■ Exercise brief: Repeat only the lines below that run from the line with "Output the Python" to the line with "va='center', fontsize=8, fontweight='bold')", ends included; skip every picture.

◇ ◇ ◇

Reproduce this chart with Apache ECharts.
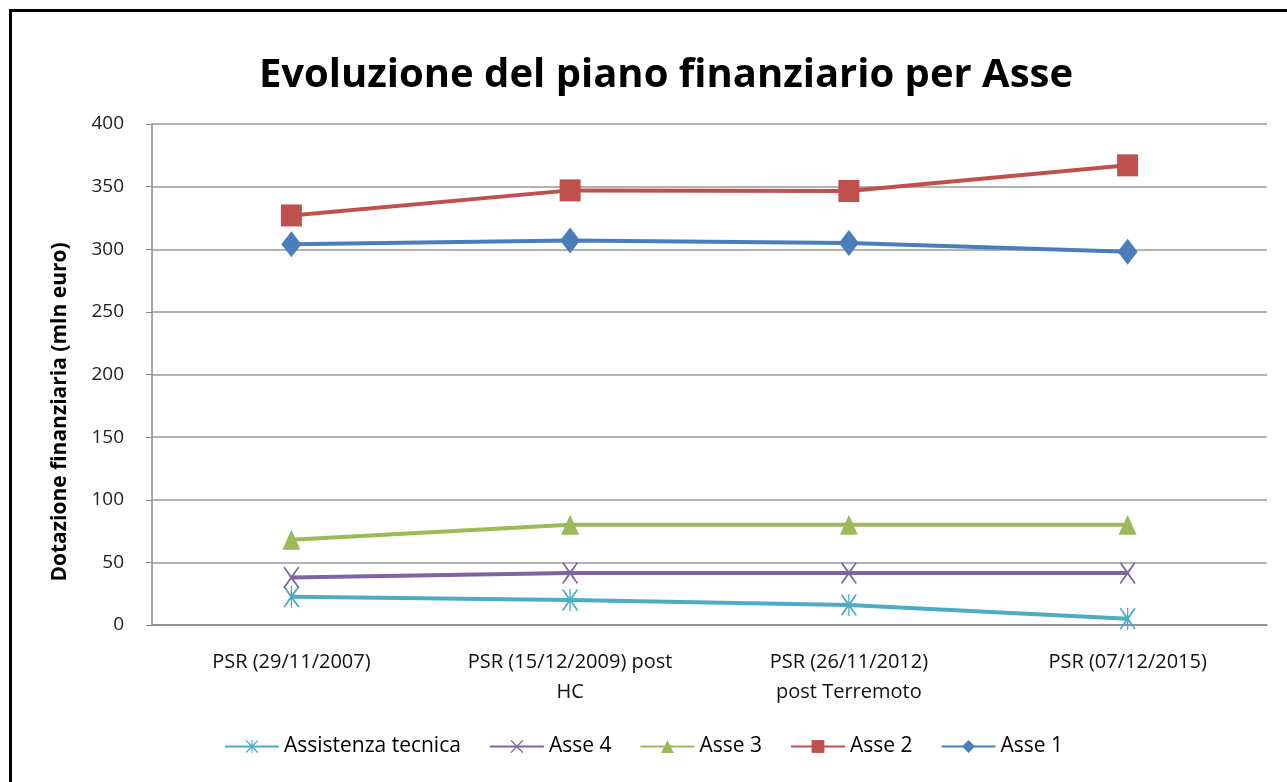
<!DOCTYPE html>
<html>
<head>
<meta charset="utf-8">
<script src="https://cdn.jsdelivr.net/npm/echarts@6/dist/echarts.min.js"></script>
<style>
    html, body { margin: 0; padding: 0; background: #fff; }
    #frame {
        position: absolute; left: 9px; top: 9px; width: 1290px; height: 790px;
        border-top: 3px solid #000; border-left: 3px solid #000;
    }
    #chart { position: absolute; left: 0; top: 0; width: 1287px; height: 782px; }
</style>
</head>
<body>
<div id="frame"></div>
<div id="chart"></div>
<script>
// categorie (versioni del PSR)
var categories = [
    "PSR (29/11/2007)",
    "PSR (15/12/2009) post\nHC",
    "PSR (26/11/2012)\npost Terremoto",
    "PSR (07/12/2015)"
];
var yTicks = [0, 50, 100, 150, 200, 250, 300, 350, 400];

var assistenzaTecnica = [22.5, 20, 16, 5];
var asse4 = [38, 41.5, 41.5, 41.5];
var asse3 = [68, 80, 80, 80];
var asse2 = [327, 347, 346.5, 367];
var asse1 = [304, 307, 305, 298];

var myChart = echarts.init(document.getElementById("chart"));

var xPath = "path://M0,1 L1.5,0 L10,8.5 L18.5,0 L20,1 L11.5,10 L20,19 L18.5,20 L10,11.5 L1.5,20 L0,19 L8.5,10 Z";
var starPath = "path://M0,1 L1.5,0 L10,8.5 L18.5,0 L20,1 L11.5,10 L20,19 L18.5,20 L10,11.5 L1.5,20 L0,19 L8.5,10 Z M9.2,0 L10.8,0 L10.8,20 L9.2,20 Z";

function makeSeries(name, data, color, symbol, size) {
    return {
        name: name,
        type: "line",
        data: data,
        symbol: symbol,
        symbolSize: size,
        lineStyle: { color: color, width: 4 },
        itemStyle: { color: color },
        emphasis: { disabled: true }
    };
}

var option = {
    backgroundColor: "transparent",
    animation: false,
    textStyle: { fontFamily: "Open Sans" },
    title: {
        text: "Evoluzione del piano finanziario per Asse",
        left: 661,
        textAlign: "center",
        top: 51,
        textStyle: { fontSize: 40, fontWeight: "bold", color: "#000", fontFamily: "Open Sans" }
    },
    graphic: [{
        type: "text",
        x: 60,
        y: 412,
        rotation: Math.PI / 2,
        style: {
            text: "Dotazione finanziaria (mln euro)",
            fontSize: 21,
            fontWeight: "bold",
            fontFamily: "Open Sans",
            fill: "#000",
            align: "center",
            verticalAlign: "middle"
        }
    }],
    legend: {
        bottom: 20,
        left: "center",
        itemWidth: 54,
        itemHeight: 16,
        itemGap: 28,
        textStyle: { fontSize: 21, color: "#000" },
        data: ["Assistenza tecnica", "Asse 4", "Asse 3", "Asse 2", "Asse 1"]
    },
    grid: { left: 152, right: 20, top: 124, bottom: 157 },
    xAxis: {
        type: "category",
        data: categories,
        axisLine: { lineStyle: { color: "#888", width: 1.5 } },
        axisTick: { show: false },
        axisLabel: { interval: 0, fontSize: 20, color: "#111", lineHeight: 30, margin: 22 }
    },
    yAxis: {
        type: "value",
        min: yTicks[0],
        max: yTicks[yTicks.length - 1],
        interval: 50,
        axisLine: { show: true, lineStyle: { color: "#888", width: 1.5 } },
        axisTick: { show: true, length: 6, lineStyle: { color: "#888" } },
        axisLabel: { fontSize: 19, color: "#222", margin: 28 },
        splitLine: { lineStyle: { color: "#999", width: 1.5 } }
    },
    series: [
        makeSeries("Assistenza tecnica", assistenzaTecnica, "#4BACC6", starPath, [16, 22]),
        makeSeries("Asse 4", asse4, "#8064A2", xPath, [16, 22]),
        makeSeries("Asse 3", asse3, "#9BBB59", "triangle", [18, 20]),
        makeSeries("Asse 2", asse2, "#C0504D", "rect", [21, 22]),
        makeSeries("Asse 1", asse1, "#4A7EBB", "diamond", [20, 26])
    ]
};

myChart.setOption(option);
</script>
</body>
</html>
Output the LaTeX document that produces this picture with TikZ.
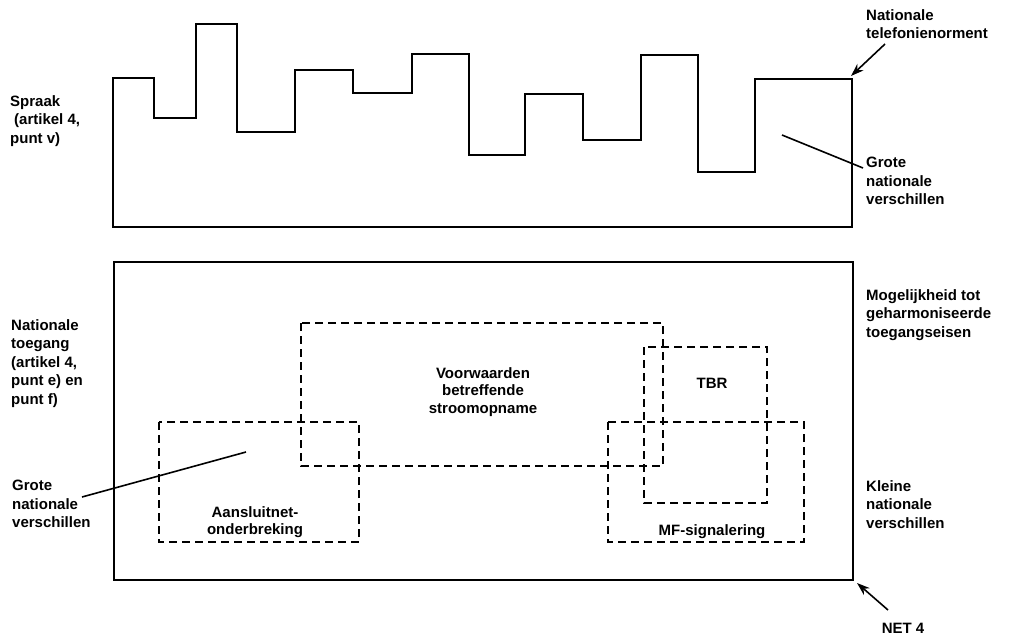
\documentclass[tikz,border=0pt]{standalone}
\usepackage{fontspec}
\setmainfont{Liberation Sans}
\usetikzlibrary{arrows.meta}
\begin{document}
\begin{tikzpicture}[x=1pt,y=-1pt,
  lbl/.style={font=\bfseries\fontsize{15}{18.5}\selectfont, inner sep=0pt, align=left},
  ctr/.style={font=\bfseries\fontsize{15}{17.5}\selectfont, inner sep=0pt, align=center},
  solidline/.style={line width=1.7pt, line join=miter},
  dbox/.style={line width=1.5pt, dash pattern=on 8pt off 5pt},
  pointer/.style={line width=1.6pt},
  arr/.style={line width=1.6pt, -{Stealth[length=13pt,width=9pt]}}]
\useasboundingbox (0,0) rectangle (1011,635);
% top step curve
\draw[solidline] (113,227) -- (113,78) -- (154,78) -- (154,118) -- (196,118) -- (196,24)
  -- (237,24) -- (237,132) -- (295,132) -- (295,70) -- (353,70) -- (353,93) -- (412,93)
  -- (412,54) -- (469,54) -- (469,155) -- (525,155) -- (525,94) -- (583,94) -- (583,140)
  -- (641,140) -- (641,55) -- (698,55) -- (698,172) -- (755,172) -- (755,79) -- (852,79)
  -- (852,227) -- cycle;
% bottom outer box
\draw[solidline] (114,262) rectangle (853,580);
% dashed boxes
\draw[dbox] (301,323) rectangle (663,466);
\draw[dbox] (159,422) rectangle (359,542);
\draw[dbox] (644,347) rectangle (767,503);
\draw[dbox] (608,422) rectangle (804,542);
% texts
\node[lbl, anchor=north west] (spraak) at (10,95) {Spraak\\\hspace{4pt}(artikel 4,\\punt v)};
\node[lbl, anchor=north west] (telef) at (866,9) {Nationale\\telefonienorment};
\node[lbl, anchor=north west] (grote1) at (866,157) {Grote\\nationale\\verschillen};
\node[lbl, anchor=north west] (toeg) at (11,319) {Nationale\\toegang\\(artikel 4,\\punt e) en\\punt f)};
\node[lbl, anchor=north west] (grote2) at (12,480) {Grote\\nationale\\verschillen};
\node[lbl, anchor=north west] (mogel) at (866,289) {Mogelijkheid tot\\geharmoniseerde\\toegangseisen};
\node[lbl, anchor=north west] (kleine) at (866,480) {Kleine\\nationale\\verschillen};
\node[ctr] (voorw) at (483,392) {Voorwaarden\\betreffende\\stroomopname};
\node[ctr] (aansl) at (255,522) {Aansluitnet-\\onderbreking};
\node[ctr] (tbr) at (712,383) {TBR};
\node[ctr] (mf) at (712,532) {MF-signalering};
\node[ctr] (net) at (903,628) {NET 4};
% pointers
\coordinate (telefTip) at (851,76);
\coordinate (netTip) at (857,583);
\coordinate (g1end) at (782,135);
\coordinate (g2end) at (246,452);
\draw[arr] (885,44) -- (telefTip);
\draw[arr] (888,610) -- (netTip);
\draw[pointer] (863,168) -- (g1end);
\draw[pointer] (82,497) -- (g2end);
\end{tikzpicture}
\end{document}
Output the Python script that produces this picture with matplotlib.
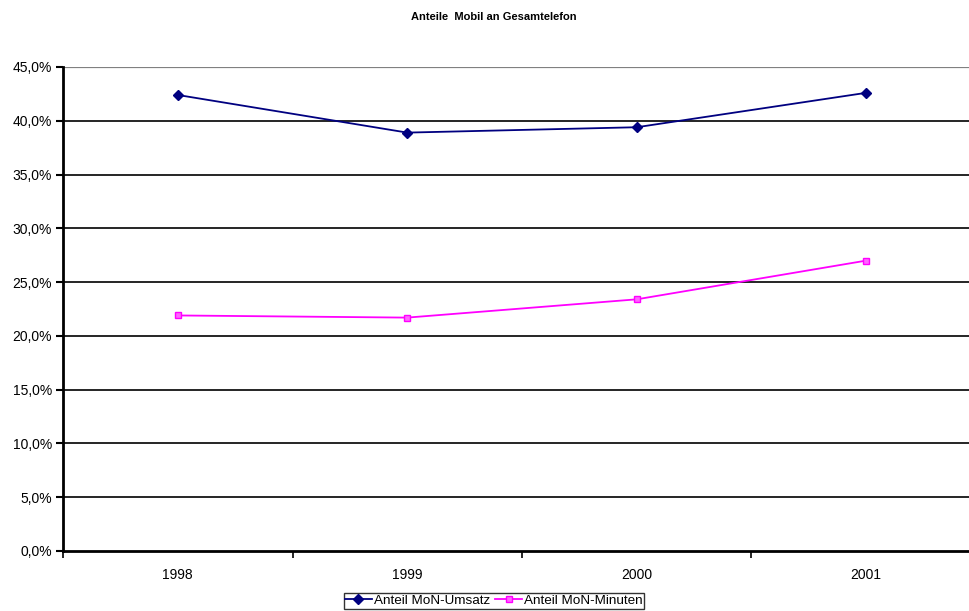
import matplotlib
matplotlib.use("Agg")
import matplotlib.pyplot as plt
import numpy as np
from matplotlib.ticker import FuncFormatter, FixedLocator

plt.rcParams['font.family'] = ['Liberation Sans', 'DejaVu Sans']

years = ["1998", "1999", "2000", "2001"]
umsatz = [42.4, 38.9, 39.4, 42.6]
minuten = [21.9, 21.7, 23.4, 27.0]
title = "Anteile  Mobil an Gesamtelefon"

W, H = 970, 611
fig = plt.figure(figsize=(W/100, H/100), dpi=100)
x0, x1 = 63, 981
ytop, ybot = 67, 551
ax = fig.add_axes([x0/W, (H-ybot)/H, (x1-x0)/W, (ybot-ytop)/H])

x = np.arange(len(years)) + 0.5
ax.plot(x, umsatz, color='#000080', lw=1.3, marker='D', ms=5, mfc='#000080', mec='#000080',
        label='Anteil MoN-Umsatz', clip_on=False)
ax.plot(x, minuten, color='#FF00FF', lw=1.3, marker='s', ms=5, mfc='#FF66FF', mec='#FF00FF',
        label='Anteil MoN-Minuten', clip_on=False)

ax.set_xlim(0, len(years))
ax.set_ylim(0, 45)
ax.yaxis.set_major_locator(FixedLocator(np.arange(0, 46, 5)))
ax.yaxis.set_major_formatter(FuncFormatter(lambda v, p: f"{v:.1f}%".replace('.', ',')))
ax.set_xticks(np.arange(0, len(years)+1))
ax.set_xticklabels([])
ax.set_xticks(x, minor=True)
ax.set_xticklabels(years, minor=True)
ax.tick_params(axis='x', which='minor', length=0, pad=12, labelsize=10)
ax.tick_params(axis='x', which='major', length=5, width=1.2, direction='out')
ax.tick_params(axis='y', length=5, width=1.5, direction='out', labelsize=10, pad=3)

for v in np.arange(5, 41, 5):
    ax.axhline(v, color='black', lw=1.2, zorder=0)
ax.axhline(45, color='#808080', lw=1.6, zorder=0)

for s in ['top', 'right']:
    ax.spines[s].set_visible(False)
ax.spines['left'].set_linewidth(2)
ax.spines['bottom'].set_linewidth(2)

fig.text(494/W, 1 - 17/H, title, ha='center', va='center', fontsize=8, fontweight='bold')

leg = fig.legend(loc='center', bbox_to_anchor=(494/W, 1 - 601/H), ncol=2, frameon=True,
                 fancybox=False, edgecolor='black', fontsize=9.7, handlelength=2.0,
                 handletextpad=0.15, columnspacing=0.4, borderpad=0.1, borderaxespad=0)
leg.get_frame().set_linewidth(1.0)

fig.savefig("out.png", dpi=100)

◇ ◇ ◇

■ Response to the exercise:
Output the Python script that produces this picture with matplotlib.
import matplotlib
matplotlib.use("Agg")
import matplotlib.pyplot as plt
import numpy as np
from matplotlib.ticker import FuncFormatter, FixedLocator

plt.rcParams['font.family'] = ['Liberation Sans', 'DejaVu Sans']

years = ["1998", "1999", "2000", "2001"]
umsatz = [42.4, 38.9, 39.4, 42.6]
minuten = [21.9, 21.7, 23.4, 27.0]
title = "Anteile  Mobil an Gesamtelefon"

W, H = 970, 611
fig = plt.figure(figsize=(W/100, H/100), dpi=100)
x0, x1 = 63, 981
ytop, ybot = 67, 551
ax = fig.add_axes([x0/W, (H-ybot)/H, (x1-x0)/W, (ybot-ytop)/H])

x = np.arange(len(years)) + 0.5
ax.plot(x, umsatz, color='#000080', lw=1.3, marker='D', ms=5, mfc='#000080', mec='#000080',
        label='Anteil MoN-Umsatz', clip_on=False)
ax.plot(x, minuten, color='#FF00FF', lw=1.3, marker='s', ms=5, mfc='#FF66FF', mec='#FF00FF',
        label='Anteil MoN-Minuten', clip_on=False)

ax.set_xlim(0, len(years))
ax.set_ylim(0, 45)
ax.yaxis.set_major_locator(FixedLocator(np.arange(0, 46, 5)))
ax.yaxis.set_major_formatter(FuncFormatter(lambda v, p: f"{v:.1f}%".replace('.', ',')))
ax.set_xticks(np.arange(0, len(years)+1))
ax.set_xticklabels([])
ax.set_xticks(x, minor=True)
ax.set_xticklabels(years, minor=True)
ax.tick_params(axis='x', which='minor', length=0, pad=12, labelsize=10)
ax.tick_params(axis='x', which='major', length=5, width=1.2, direction='out')
ax.tick_params(axis='y', length=5, width=1.5, direction='out', labelsize=10, pad=3)

for v in np.arange(5, 41, 5):
    ax.axhline(v, color='black', lw=1.2, zorder=0)
ax.axhline(45, color='#808080', lw=1.6, zorder=0)

for s in ['top', 'right']:
    ax.spines[s].set_visible(False)
ax.spines['left'].set_linewidth(2)
ax.spines['bottom'].set_linewidth(2)

fig.text(494/W, 1 - 17/H, title, ha='center', va='center', fontsize=8, fontweight='bold')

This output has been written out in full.